WHAT YOU SHOULD DO: Restate word for word the lines of the data below, from the first through the one that has "(0,0) rectangle (595.5bp,210bp);".

Rows from a dataset of charts and code:
- - -

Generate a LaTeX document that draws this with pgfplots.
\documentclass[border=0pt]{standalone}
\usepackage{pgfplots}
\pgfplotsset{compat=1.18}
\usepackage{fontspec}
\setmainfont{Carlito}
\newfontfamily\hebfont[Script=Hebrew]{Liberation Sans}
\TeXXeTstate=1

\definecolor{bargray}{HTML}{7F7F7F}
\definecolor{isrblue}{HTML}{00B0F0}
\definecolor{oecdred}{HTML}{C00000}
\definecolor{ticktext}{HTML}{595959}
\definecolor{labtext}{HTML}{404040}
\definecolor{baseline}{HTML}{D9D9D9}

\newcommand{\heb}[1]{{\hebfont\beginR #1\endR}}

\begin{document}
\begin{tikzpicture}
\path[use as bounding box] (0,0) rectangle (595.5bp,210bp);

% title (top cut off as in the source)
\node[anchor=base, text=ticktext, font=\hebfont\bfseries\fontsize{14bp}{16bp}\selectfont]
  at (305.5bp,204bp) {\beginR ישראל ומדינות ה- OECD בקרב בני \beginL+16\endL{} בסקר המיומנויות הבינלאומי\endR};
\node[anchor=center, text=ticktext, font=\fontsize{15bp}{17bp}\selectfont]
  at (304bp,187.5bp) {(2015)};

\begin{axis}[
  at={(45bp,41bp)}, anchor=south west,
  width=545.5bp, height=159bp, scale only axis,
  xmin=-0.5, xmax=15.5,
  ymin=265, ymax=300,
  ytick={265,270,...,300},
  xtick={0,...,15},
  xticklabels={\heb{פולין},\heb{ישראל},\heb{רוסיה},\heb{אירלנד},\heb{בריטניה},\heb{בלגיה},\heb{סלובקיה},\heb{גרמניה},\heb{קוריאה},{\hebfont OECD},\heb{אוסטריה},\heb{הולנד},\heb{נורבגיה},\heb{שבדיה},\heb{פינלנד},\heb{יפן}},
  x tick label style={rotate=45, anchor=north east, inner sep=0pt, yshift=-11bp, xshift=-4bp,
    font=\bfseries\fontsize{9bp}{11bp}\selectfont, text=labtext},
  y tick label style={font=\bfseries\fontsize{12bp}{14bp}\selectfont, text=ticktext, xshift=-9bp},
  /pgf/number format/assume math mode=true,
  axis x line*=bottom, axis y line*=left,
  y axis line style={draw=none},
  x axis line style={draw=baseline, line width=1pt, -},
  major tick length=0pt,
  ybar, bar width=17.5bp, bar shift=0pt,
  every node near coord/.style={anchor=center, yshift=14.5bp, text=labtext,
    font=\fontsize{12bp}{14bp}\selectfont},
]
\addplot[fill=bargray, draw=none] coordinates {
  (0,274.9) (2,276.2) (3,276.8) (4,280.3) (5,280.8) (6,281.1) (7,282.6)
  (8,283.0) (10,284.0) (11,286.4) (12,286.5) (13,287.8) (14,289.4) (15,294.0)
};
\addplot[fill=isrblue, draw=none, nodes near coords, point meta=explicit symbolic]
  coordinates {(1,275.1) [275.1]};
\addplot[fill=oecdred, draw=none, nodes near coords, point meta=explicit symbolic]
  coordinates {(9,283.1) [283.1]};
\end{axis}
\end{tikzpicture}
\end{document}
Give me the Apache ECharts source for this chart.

- - -

RESULT OF THE TASK:
Generate a LaTeX document that draws this with pgfplots.
\documentclass[border=0pt]{standalone}
\usepackage{pgfplots}
\pgfplotsset{compat=1.18}
\usepackage{fontspec}
\setmainfont{Carlito}
\newfontfamily\hebfont[Script=Hebrew]{Liberation Sans}
\TeXXeTstate=1

\definecolor{bargray}{HTML}{7F7F7F}
\definecolor{isrblue}{HTML}{00B0F0}
\definecolor{oecdred}{HTML}{C00000}
\definecolor{ticktext}{HTML}{595959}
\definecolor{labtext}{HTML}{404040}
\definecolor{baseline}{HTML}{D9D9D9}

\newcommand{\heb}[1]{{\hebfont\beginR #1\endR}}

\begin{document}
\begin{tikzpicture}
\path[use as bounding box] (0,0) rectangle (595.5bp,210bp);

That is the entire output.